Almost one in three Dutch households now have solar panels on their roofs, according to grid management company Netbeheer Nederland. In total, Dutch homes now have 2.6 million panels, a rise of 600,000 from a year ago, Netbeheer said.
Last year’s rise follows a 30% increase in 2022 which was prompted by soaring energy prices. However, sales slowed in the second half of last year and it could be that the market is slowly becoming saturated, Netbeheer said.
Between 30% and 40% of the electricity generated via panels is used in the home where the panels are located and the rest flows back to the national grid. But the sheer volume is now causing problems, leading the government to suggest phasing out the tax break on solar power and to some energy firms charging customers for the service.
Netbeheer Nederland is also calling for the tax break to go. “It would be better to stimulate households to use more power when a lot is being generated,” director Hans-Peter Oskam said. This would mean, he said, that people should, for example, charge their electric cars when the sun is shining.
Earlier this week it emerged that the shortage of electricity grid capacity threatens to be an increasing problem for households as well as industry and new investment is needed to stop power cuts.

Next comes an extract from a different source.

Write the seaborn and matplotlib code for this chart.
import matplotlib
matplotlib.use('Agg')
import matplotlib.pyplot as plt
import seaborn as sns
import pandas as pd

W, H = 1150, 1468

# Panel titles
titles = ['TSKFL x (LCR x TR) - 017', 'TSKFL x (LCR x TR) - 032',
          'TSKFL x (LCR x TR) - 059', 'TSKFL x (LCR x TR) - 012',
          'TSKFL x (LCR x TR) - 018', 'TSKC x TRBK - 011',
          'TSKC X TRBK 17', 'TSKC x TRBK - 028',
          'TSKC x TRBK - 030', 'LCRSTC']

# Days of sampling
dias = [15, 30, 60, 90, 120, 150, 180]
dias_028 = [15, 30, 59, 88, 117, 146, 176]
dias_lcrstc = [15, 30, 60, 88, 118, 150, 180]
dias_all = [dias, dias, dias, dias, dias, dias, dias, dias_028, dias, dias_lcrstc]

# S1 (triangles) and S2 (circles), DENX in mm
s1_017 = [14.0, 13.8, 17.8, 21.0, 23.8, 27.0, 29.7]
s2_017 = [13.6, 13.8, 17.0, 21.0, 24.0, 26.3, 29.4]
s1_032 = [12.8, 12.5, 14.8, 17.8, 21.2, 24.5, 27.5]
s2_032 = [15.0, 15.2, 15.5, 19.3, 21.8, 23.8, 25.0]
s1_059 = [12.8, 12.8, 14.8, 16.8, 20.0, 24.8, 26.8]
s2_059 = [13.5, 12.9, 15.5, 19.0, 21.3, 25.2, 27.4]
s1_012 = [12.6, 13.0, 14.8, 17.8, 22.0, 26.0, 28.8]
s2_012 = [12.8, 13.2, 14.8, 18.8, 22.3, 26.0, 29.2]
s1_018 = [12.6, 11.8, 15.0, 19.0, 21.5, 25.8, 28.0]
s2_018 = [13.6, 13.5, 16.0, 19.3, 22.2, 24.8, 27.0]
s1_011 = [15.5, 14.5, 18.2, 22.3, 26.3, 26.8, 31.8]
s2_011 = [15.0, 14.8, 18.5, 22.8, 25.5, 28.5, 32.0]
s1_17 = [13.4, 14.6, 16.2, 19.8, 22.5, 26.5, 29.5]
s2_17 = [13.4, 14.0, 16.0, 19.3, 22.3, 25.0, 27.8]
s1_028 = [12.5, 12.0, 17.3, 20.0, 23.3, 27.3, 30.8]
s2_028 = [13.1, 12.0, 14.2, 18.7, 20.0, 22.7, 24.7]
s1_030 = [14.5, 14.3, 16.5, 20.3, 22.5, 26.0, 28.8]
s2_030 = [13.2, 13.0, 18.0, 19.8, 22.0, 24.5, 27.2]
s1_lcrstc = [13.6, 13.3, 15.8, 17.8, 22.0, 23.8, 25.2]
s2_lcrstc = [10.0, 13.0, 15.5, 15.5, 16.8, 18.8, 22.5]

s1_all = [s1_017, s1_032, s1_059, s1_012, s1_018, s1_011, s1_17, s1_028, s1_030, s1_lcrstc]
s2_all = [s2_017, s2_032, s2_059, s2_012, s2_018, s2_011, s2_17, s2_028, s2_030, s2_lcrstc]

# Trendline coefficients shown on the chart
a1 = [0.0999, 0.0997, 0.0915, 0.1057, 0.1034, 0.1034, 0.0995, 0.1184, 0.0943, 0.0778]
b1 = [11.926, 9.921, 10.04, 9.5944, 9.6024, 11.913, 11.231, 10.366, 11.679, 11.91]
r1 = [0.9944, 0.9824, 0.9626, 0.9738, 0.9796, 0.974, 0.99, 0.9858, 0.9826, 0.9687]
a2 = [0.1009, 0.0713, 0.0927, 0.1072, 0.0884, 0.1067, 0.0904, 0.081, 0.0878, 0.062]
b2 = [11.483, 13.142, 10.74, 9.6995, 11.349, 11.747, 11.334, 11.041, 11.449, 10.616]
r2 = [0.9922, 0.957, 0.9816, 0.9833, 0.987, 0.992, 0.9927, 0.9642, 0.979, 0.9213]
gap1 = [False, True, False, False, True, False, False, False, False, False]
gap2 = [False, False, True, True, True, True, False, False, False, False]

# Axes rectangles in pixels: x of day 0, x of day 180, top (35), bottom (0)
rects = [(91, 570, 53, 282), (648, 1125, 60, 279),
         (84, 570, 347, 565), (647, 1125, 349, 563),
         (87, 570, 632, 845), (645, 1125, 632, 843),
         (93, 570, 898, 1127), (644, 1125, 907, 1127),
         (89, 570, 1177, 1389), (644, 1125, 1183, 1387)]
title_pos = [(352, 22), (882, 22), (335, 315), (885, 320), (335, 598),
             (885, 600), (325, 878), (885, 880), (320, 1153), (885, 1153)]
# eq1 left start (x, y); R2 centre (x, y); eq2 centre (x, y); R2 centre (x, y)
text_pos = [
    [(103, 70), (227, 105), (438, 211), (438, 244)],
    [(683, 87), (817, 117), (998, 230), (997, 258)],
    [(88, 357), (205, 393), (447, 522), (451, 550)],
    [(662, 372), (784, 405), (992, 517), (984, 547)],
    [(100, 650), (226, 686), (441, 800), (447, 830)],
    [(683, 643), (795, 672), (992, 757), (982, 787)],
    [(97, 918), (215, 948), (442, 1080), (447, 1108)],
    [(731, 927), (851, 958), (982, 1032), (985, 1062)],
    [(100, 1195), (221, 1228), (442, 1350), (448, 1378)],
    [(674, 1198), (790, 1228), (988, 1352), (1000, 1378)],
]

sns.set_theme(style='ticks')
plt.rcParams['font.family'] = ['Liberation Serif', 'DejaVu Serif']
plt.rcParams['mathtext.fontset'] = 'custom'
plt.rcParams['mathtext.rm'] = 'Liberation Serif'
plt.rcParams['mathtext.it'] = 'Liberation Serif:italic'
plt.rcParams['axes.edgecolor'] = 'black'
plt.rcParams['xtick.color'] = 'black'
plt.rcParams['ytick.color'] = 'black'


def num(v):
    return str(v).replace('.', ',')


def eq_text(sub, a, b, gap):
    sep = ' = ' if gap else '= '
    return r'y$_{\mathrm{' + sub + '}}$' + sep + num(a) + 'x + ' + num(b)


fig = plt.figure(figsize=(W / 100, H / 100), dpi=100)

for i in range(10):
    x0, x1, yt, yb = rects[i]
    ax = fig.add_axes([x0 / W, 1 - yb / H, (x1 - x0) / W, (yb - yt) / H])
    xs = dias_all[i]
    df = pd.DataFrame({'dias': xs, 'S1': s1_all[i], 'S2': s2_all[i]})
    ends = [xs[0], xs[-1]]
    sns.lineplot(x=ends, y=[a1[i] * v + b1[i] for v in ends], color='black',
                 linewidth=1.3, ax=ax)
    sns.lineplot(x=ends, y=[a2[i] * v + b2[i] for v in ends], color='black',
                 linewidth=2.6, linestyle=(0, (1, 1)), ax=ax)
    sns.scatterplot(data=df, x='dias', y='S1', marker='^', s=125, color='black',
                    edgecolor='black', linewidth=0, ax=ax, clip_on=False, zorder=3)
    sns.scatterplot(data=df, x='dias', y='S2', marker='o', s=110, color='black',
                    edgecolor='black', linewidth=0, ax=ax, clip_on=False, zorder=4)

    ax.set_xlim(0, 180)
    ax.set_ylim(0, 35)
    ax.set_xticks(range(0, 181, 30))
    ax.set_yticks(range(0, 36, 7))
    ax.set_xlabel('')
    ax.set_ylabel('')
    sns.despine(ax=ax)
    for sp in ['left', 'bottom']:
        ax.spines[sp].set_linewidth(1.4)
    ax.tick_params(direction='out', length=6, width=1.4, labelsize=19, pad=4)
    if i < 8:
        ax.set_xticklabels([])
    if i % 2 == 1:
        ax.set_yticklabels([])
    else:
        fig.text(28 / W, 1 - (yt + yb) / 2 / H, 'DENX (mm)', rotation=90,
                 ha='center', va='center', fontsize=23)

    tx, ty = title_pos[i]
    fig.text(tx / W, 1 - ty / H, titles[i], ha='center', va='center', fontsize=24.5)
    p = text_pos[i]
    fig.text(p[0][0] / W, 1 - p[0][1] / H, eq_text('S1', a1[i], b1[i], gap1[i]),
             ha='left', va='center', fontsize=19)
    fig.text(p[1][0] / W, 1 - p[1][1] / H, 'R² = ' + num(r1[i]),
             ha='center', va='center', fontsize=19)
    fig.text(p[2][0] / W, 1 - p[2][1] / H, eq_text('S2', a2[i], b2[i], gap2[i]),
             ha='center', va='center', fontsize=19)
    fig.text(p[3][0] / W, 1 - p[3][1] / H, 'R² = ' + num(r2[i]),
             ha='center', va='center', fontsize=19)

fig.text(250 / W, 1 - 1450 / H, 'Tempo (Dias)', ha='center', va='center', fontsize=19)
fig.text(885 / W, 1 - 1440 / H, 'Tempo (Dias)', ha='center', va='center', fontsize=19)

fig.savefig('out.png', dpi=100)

The growth in the number of heat pumps, electric cars and solar panels could, in a worst case scenario, lead to problems for 1.5 million households by 2030, climate minister Rob Jetten told MPs in a briefing.
That figure is based on current grid capacity and planned investments should reduce the number of problem households by some 75%. Nevertheless, more needs to be done to make sure the grid is future proof, the economic affairs ministry analysis shows.
RTL Nieuws reported on Monday that Utrecht plans to reduce the capacity of public electric car charging stations between 4 pm and 8 pm when domestic demand is at its height.